検索順位を高めたり予約率を高めたりしてゲストに認知を広げたい場合には「普通」を、収支の安定を重視したい場合には「厳格」あるいは「やや厳格」から検討すると良いでしょう。キャンセルポリシーは簡単に変更できるため、複数のポリシーを試して検証するのも一つの手段です。
ちなみに弊社では現在、コロナ禍による宿泊市場全体の予約率の低さや、ゲストが予定を読みづらい状況であることから、キャンセルポリシーは「普通」をベースに、返金不可オプションも設定しています。この設定が正しいかどうかは実際のところ分からないので、機を見て他のポリシーの適用も検討していきたいと思っています。
まとめ
Airbnbのキャンセルポリシー設定は、あらかじめ用意された内容から選ぶだけという簡単でシンプルな内容です。

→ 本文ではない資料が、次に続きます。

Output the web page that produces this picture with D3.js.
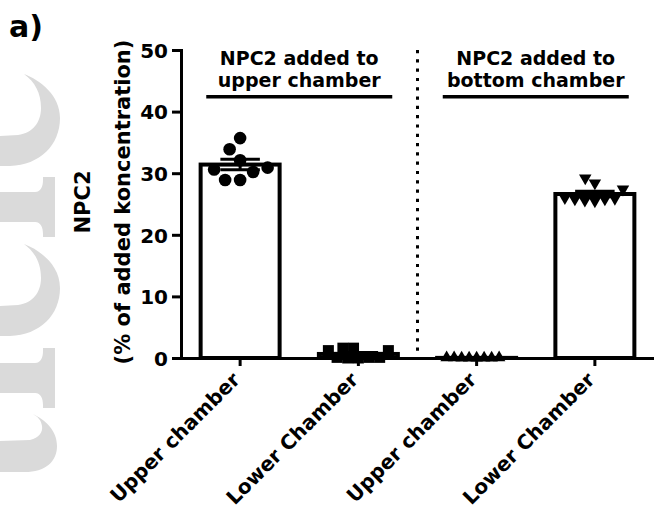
<!DOCTYPE html>
<html>
<head>
<meta charset="utf-8">
<script src="https://cdn.jsdelivr.net/npm/d3@7"></script>
<style>
  html, body { margin: 0; padding: 0; background: #fff; }
  svg { display: block; }
</style>
</head>
<body>
<svg id="chart" width="654" height="516"></svg>
<script>
// ---- data ----
const categories = ["Upper chamber", "Lower Chamber", "Upper chamber", "Lower Chamber"];
const groupLabels = [["NPC2 added to", "upper chamber"], ["NPC2 added to", "bottom chamber"]];
const yTicks = [0, 10, 20, 30, 40, 50];
const yTitle = ["NPC2", "(% of added koncentration)"];
const panelLabel = "a)";

// individual measurements per column (% of added concentration)
const upperAddedUpper = [35.7, 33.9, 32.1, 30.9, 30.6, 30.2, 28.9, 28.9];
const upperAddedLower = [1.6, 1.6, 1.2, 1.2, 0.1, 0.1, 0.1, 0.0, 0.0];
const bottomAddedUpper = [0.05, 0.0, 0.05, 0.0, 0.0, 0.05, 0.0, 0.0];
const bottomAddedLower = [29.2, 28.4, 27.4, 26.0, 25.9, 25.8, 25.8, 25.6, 25.5];

const columns = [upperAddedUpper, upperAddedLower, bottomAddedUpper, bottomAddedLower];
const markers = ["circle", "square", "triangleUp", "triangleDown"];

// ---- layout ----
const FONT = "'DejaVu Sans', Verdana, sans-serif";
const svg = d3.select("#chart");

const y = d3.scaleLinear().domain([0, 50]).range([358, 50]);
const x = d3.scaleBand()
  .domain(d3.range(categories.length))
  .range([181, 654])
  .paddingInner(0.332)
  .paddingOuter(0.166);

// ---- background watermark glyph fragments ----
const wm = svg.append("g").attr("fill", "#dadada");
const crescent = "M24,74 C40,80 60,95 60,118 C60,145 40,165 10,166 L0,166 L0,136 L18,135 C33,133 41,122 41,108 C41,93 35,82 24,74 Z";
const stem = "M0,192 L35,192 C41,192 43,186 43,180 L43,177 L55,177 L55,237 L43,237 L43,234 C43,228 41,222 35,222 L0,222 Z";
wm.append("path").attr("d", crescent);
wm.append("path").attr("d", crescent).attr("transform", "translate(0,170)");
wm.append("path").attr("d", stem);
wm.append("path").attr("d", stem).attr("transform", "translate(0,171)");
wm.append("path").attr("d", "M33,414 C45,420 57,430 57,446 C57,462 45,472 25,472 L0,472 L0,441 L30,440 C39,438 43,432 42,426 C41,420 38,417 33,414 Z");

// ---- summary statistics ----
const stats = columns.map(v => ({
  mean: d3.mean(v),
  sem: d3.deviation(v) / Math.sqrt(v.length)
}));

// ---- bars ----
svg.append("g").selectAll("rect")
  .data(stats)
  .join("rect")
  .attr("x", (d, i) => x(i))
  .attr("width", x.bandwidth())
  .attr("y", d => y(d.mean))
  .attr("height", d => y(0) - y(d.mean))
  .attr("fill", "#fff")
  .attr("stroke", "#000")
  .attr("stroke-width", 4);

// ---- error bars (mean ± SEM) ----
const capHalf = x.bandwidth() / 4;
const eb = svg.append("g").attr("stroke", "#000").attr("stroke-width", 3);
stats.forEach((d, i) => {
  const cx = x(i) + x.bandwidth() / 2;
  const y1 = y(d.mean + d.sem), y0 = y(Math.max(0, d.mean - d.sem));
  eb.append("line").attr("x1", cx).attr("x2", cx).attr("y1", y1).attr("y2", y0);
  eb.append("line").attr("x1", cx - capHalf).attr("x2", cx + capHalf).attr("y1", y1).attr("y2", y1);
  eb.append("line").attr("x1", cx - capHalf).attr("x2", cx + capHalf).attr("y1", y0).attr("y2", y0);
});

// ---- scatter points, spread sideways so they do not overlap ----
// gap: minimum distance between marker centres; ky: weight of vertical separation
function swarm(values, gap, ky, halfMax) {
  const pts = values.map(v => ({ v, py: y(v), dx: 0 }));
  const order = pts.slice().sort((a, b) => a.v - b.v);
  const placed = [];
  for (const p of order) {
    for (let k = 0; k < 2000; k++) {
      const off = (k % 2 === 0 ? 1 : -1) * Math.ceil(k / 2) * 0.5;
      if (placed.every(q => Math.hypot(q.dx - off, (q.py - p.py) * ky) >= gap)) { p.dx = off; break; }
    }
    placed.push(p);
  }
  const m = d3.max(pts, p => Math.abs(p.dx));
  if (m > halfMax) pts.forEach(p => { p.dx *= halfMax / m; });
  return pts;
}

const symbolFor = {
  circle: d3.symbol(d3.symbolCircle, Math.PI * 6.3 * 6.3),
  square: d3.symbol(d3.symbolSquare, 11 * 11),
  triangleUp: d3.symbol(d3.symbolTriangle, 0.433 * 12.5 * 12.5),
  triangleDown: d3.symbol(d3.symbolTriangle, 0.433 * 12.5 * 12.5)
};
const spread = {
  circle: { gap: 15, ky: 1 },
  square: { gap: 11, ky: 1 },
  triangleUp: { gap: 12, ky: 1 },
  triangleDown: { gap: 13, ky: 0.85 }
};

const pg = svg.append("g").attr("fill", "#000");
columns.forEach((vals, i) => {
  const cx = x(i) + x.bandwidth() / 2;
  const kind = markers[i];
  const pts = swarm(vals, spread[kind].gap, spread[kind].ky, 30);
  pg.selectAll(null)
    .data(pts)
    .join("path")
    .attr("d", symbolFor[kind]())
    .attr("transform", p => `translate(${cx + p.dx},${p.py})` + (kind === "triangleDown" ? " rotate(180)" : ""));
});

// ---- axes ----
const gy = svg.append("g")
  .attr("transform", `translate(${x.range()[0]},0)`)
  .call(d3.axisLeft(y).tickValues(yTicks).tickSize(9).tickSizeOuter(0).tickPadding(4));
gy.select(".domain").attr("stroke-width", 3).attr("stroke-linecap", "square");
gy.selectAll(".tick line").attr("stroke-width", 3);
gy.selectAll(".tick text")
  .attr("font-family", FONT).attr("font-weight", "bold").attr("font-size", 20)
  .attr("fill", "#000").attr("dy", "0.36em");

const gx = svg.append("g")
  .attr("transform", `translate(0,${y(0)})`)
  .call(d3.axisBottom(x).tickSize(8).tickSizeOuter(0).tickFormat(i => categories[i]));
gx.select(".domain").attr("stroke-width", 3).attr("stroke-linecap", "square");
gx.selectAll(".tick line").attr("stroke-width", 3);
gx.selectAll(".tick text")
  .attr("font-family", FONT).attr("font-weight", "bold").attr("font-size", 20)
  .attr("fill", "#000")
  .attr("text-anchor", "end")
  .attr("x", 0).attr("y", 0).attr("dy", 0)
  .attr("transform", "translate(1,23) rotate(-45)");

// ---- divider between the two experiments ----
const divX = (x(1) + x(2) + x.bandwidth()) / 2;
svg.append("line")
  .attr("x1", divX).attr("x2", divX)
  .attr("y1", y(50)).attr("y2", y(0) - 2)
  .attr("stroke", "#000").attr("stroke-width", 3)
  .attr("stroke-dasharray", "3.2 6.1");

// ---- group headers with underline ----
groupLabels.forEach((lines, g) => {
  const a = x(2 * g), b = x(2 * g + 1) + x.bandwidth();
  const cx = (a + b) / 2;
  const t = svg.append("text")
    .attr("font-family", FONT).attr("font-weight", "bold").attr("font-size", 19)
    .attr("text-anchor", "middle").attr("fill", "#000");
  t.append("tspan").attr("x", cx).attr("y", 65).text(lines[0]);
  t.append("tspan").attr("x", cx).attr("y", 87).text(lines[1]);
  svg.append("line")
    .attr("x1", cx - 93).attr("x2", cx + 93)
    .attr("y1", 96.7).attr("y2", 96.7)
    .attr("stroke", "#000").attr("stroke-width", 3.5);
});

// ---- y-axis title ----
const yMid = (y(0) + y(50)) / 2 - 2;
[[90, yTitle[0]], [129.5, yTitle[1]]].forEach(([tx, s]) => {
  svg.append("text")
    .attr("transform", `translate(${tx},${yMid}) rotate(-90)`)
    .attr("font-family", FONT).attr("font-weight", "bold").attr("font-size", 21)
    .attr("text-anchor", "middle").attr("fill", "#000")
    .text(s);
});

// ---- panel label ----
svg.append("text")
  .attr("x", 9).attr("y", 37)
  .attr("font-family", FONT).attr("font-weight", "bold").attr("font-size", 30)
  .attr("fill", "#000")
  .text(panelLabel);
</script>
</body>
</html>
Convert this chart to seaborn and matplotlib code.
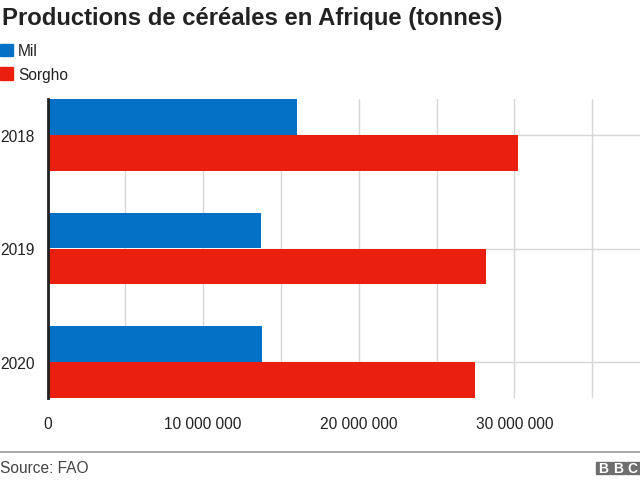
import numpy as np
import pandas as pd
import matplotlib
matplotlib.use("Agg")
import matplotlib.pyplot as plt
from matplotlib.patches import Rectangle
from matplotlib.lines import Line2D
import seaborn as sns

# data (tonnes)
years = ["2018", "2019", "2020"]
mil = [16_000_000, 13_700_000, 13_800_000]
sorgho = [30_200_000, 28_200_000, 27_500_000]
series_names = ["Mil", "Sorgho"]
series_colors = ["#0571c6", "#ea1f10"]
xtick_values = [0, 10_000_000, 20_000_000, 30_000_000]
xtick_labels = ["0", "10 000 000", "20 000 000", "30 000 000"]

df = pd.DataFrame({
    "year": years * 2,
    "series": [series_names[0]] * len(years) + [series_names[1]] * len(years),
    "value": mil + sorgho,
})

sns.set_theme(style="white")
plt.rcParams["font.family"] = ["Liberation Sans", "DejaVu Sans"]

W, H = 640, 481
fig = plt.figure(figsize=(W / 100, H / 100), dpi=100)
ax = fig.add_axes([47.5 / W, 1 - 399 / H, 1 - 47.5 / W, (399 - 100) / H])

sns.barplot(data=df, y="year", x="value", hue="series", orient="h",
            palette=series_colors, width=0.632, gap=0, linewidth=0,
            saturation=1, ax=ax, legend=False, zorder=3)

ax.set_xlim(0, 38_070_000)
ax.set_ylim(2.316, -0.316)
ax.set_xticks(xtick_values)
ax.set_xticklabels(xtick_labels)
ax.set_xticks([5_000_000, 15_000_000, 25_000_000, 35_000_000], minor=True)
ax.grid(True, axis="x", which="both", color="#d6d6d6", linewidth=1, zorder=0)
ax.grid(True, axis="y", which="major", color="#d6d6d6", linewidth=1, zorder=0)
ax.set_xlabel("")
ax.set_ylabel("")
for s in ["top", "right", "bottom"]:
    ax.spines[s].set_visible(False)
ax.spines["left"].set_color("#222222")
ax.spines["left"].set_linewidth(2)
ax.spines["left"].set_zorder(5)
ax.tick_params(axis="both", which="both", length=0, labelsize=11.2,
               labelcolor="#222222")
ax.tick_params(axis="x", pad=13)
ax.tick_params(axis="y", pad=9)

# title
fig.text(2 / W, 1 - 25 / H, "Productions de céréales en Afrique (tonnes)",
         fontsize=17.2, fontweight="bold", color="#222222",
         ha="left", va="baseline")

# legend with square keys
handles = [Rectangle((0, 0), 1, 1, color=c) for c in series_colors]
fig.legend(handles, series_names, loc="upper left",
           bbox_to_anchor=(0, 1 - 44.5 / H), frameon=False, fontsize=11.2,
           handlelength=0.85, handleheight=0.85, handletextpad=0.3,
           labelspacing=0.55, borderpad=0, borderaxespad=0,
           labelcolor="#222222")

# footer
fig.add_artist(Line2D([0, 1], [1 - 452.7 / H] * 2, color="#9a9a9a",
                      linewidth=1.2, transform=fig.transFigure))
fig.text(0, 1 - 473 / H, "Source: FAO", fontsize=11.2, color="#444444",
         ha="left", va="baseline")
for i, letter in enumerate("BBC"):
    x0 = 596 + i * 15
    fig.add_artist(Rectangle((x0 / W, 1 - 475 / H), 13.5 / W, 12.5 / H,
                             color="#6e6e6e", transform=fig.transFigure))
    fig.text((x0 + 6.75) / W, 1 - 473 / H, letter, fontsize=10,
             fontweight="bold", color="white", ha="center", va="baseline")

fig.savefig("out.png", dpi=100)
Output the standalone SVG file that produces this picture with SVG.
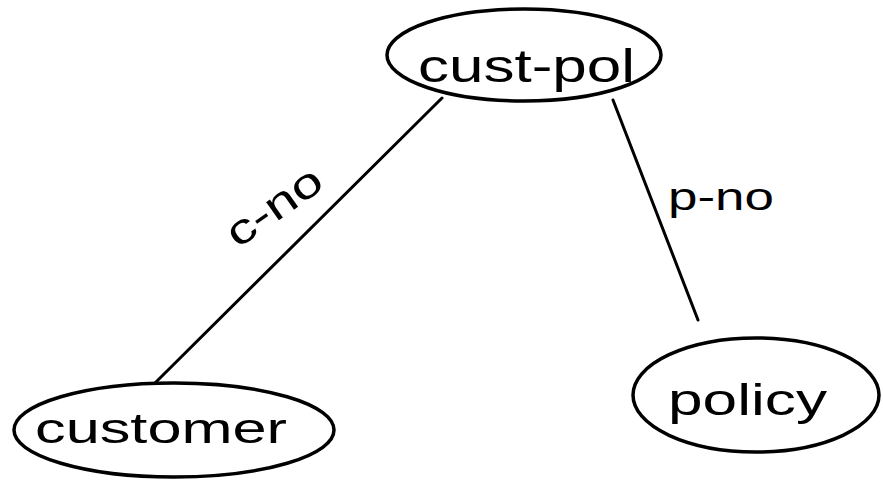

しかし、それぞれにメリット・デメリットがあるため、自身の物件の状況や市況を鑑みてポリシーを決める必要があります。
とはいえ、どの設定が正しいのかは設定前も設定後もなかなか分かりにくいため、つどポリシーを変えながら検証し、良いスタンスを見つける必要があるでしょう。
基本的にAirbnbは「宿泊事業の経験者でなくても、簡単に部屋を貸し出して収益を得られる」ことをテーマに置いて管理画面を作っているため、キャンセルポリシーの設定の仕方も同様にシンプルかつ簡単です。迷うポイントではありますが、自社で0からルールを決めるよりは楽なので、宿泊事業初心者の方や民泊デビューの方は積極的にAirbnbを利用してみてはいかがでしょうか。